Instructions for the task: Leave out the images and repeat the listing below without a single change.

Material:
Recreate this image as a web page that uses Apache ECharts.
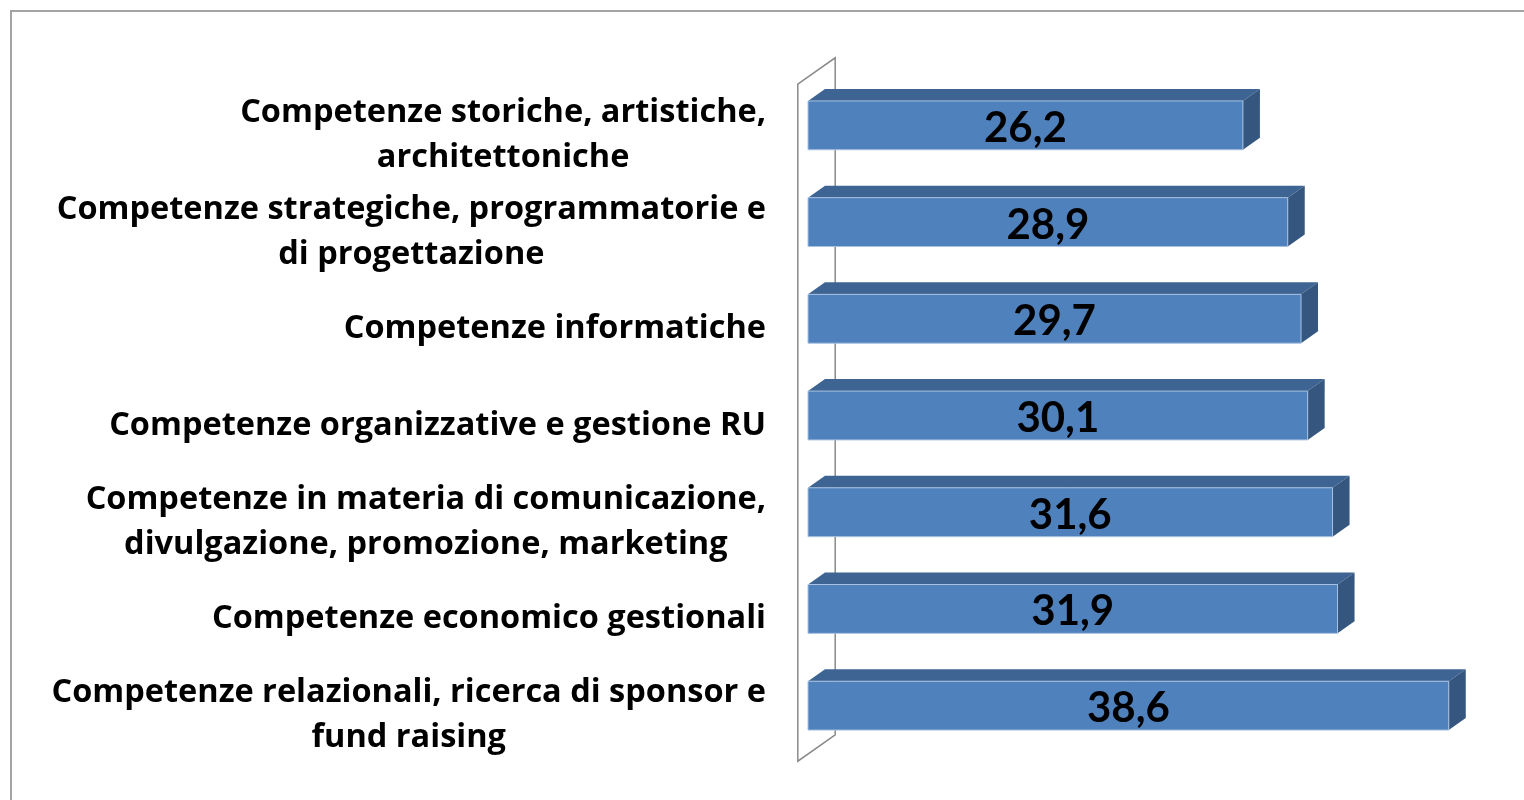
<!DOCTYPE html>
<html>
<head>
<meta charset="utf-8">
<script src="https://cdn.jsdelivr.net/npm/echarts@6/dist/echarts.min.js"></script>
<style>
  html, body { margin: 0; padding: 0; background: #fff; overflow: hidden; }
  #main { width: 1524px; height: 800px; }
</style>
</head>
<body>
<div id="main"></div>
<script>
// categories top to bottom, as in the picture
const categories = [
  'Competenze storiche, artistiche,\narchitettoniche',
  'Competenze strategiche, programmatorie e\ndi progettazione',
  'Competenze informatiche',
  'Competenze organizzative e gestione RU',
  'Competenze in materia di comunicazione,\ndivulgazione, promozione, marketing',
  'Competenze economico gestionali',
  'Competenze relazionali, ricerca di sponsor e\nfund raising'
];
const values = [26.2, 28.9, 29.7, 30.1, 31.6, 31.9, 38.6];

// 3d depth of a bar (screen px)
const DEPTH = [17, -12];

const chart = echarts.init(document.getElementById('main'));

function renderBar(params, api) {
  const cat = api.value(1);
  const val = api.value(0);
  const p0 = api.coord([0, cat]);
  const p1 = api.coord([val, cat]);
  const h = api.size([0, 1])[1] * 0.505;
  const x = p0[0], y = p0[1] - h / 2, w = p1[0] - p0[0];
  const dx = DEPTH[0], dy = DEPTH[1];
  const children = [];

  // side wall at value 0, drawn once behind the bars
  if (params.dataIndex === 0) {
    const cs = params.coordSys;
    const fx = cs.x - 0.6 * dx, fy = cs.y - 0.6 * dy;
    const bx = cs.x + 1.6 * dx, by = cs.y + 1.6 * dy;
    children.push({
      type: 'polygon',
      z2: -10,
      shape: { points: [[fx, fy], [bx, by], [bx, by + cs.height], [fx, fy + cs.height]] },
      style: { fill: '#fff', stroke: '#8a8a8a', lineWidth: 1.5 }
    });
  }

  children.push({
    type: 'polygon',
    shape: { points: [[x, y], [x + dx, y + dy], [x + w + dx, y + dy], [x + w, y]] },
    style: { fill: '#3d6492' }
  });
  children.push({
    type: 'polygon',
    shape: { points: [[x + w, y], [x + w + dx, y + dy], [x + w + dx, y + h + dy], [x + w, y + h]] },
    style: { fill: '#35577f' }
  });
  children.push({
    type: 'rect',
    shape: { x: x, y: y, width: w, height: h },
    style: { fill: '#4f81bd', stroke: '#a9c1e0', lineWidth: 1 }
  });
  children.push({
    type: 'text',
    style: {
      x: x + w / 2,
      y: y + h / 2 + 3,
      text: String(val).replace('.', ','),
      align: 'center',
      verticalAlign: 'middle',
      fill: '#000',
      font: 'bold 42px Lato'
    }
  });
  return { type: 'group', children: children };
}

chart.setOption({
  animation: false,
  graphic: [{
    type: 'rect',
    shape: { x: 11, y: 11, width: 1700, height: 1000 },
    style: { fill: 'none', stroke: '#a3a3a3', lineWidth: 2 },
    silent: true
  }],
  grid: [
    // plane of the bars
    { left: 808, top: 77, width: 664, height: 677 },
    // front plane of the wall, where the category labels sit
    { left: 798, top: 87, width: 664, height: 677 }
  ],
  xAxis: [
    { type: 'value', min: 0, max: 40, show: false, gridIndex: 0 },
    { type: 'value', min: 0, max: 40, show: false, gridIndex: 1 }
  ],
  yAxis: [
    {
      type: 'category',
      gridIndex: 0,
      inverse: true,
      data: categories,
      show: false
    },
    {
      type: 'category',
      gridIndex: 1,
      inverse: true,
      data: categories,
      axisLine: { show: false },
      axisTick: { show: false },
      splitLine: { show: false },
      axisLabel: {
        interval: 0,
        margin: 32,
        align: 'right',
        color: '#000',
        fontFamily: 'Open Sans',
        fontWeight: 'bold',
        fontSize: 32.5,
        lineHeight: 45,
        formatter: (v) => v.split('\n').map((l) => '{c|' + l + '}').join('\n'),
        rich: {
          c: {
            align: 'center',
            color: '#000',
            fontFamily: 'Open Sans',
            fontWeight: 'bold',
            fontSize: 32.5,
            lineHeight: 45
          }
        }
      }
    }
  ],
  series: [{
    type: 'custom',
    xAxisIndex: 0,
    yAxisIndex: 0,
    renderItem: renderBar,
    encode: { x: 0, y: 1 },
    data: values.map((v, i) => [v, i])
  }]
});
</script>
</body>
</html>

Answer to this task:
Recreate this image as a web page that uses Apache ECharts.
<!DOCTYPE html>
<html>
<head>
<meta charset="utf-8">
<script src="https://cdn.jsdelivr.net/npm/echarts@6/dist/echarts.min.js"></script>
<style>
  html, body { margin: 0; padding: 0; background: #fff; overflow: hidden; }
  #main { width: 1524px; height: 800px; }
</style>
</head>
<body>
<div id="main"></div>
<script>
// categories top to bottom, as in the picture
const categories = [
  'Competenze storiche, artistiche,\narchitettoniche',
  'Competenze strategiche, programmatorie e\ndi progettazione',
  'Competenze informatiche',
  'Competenze organizzative e gestione RU',
  'Competenze in materia di comunicazione,\ndivulgazione, promozione, marketing',
  'Competenze economico gestionali',
  'Competenze relazionali, ricerca di sponsor e\nfund raising'
];
const values = [26.2, 28.9, 29.7, 30.1, 31.6, 31.9, 38.6];

// 3d depth of a bar (screen px)
const DEPTH = [17, -12];

const chart = echarts.init(document.getElementById('main'));

function renderBar(params, api) {
  const cat = api.value(1);
  const val = api.value(0);
  const p0 = api.coord([0, cat]);
  const p1 = api.coord([val, cat]);
  const h = api.size([0, 1])[1] * 0.505;
  const x = p0[0], y = p0[1] - h / 2, w = p1[0] - p0[0];
  const dx = DEPTH[0], dy = DEPTH[1];
  const children = [];

  // side wall at value 0, drawn once behind the bars
  if (params.dataIndex === 0) {
    const cs = params.coordSys;
    const fx = cs.x - 0.6 * dx, fy = cs.y - 0.6 * dy;
    const bx = cs.x + 1.6 * dx, by = cs.y + 1.6 * dy;
    children.push({
      type: 'polygon',
      z2: -10,
      shape: { points: [[fx, fy], [bx, by], [bx, by + cs.height], [fx, fy + cs.height]] },
      style: { fill: '#fff', stroke: '#8a8a8a', lineWidth: 1.5 }
    });
  }

  children.push({
    type: 'polygon',
    shape: { points: [[x, y], [x + dx, y + dy], [x + w + dx, y + dy], [x + w, y]] },
    style: { fill: '#3d6492' }
  });
  children.push({
    type: 'polygon',
    shape: { points: [[x + w, y], [x + w + dx, y + dy], [x + w + dx, y + h + dy], [x + w, y + h]] },
    style: { fill: '#35577f' }
  });
  children.push({
    type: 'rect',
    shape: { x: x, y: y, width: w, height: h },
    style: { fill: '#4f81bd', stroke: '#a9c1e0', lineWidth: 1 }
  });
  children.push({
    type: 'text',
    style: {
      x: x + w / 2,
      y: y + h / 2 + 3,
      text: String(val).replace('.', ','),
      align: 'center',
      verticalAlign: 'middle',
      fill: '#000',
      font: 'bold 42px Lato'
    }
  });
  return { type: 'group', children: children };
}

chart.setOption({
  animation: false,
  graphic: [{
    type: 'rect',
    shape: { x: 11, y: 11, width: 1700, height: 1000 },
    style: { fill: 'none', stroke: '#a3a3a3', lineWidth: 2 },
    silent: true
  }],
  grid: [
    // plane of the bars
    { left: 808, top: 77, width: 664, height: 677 },
    // front plane of the wall, where the category labels sit
    { left: 798, top: 87, width: 664, height: 677 }
  ],
  xAxis: [
    { type: 'value', min: 0, max: 40, show: false, gridIndex: 0 },
    { type: 'value', min: 0, max: 40, show: false, gridIndex: 1 }
  ],
  yAxis: [
    {
      type: 'category',
      gridIndex: 0,
      inverse: true,
      data: categories,
      show: false
    },
    {
      type: 'category',
      gridIndex: 1,
      inverse: true,
      data: categories,
      axisLine: { show: false },
      axisTick: { show: false },
      splitLine: { show: false },
      axisLabel: {
        interval: 0,
        margin: 32,
        align: 'right',
        color: '#000',
        fontFamily: 'Open Sans',
        fontWeight: 'bold',
        fontSize: 32.5,
        lineHeight: 45,
        formatter: (v) => v.split('\n').map((l) => '{c|' + l + '}').join('\n'),
        rich: {
          c: {
            align: 'center',
            color: '#000',
            fontFamily: 'Open Sans',
            fontWeight: 'bold',
            fontSize: 32.5,
            lineHeight: 45
          }
        }
      }
    }
  ],
  series: [{
    type: 'custom',
    xAxisIndex: 0,
    yAxisIndex: 0,
    renderItem: renderBar,
    encode: { x: 0, y: 1 },
    data: values.map((v, i) => [v, i])
  }]
});
</script>
</body>
</html>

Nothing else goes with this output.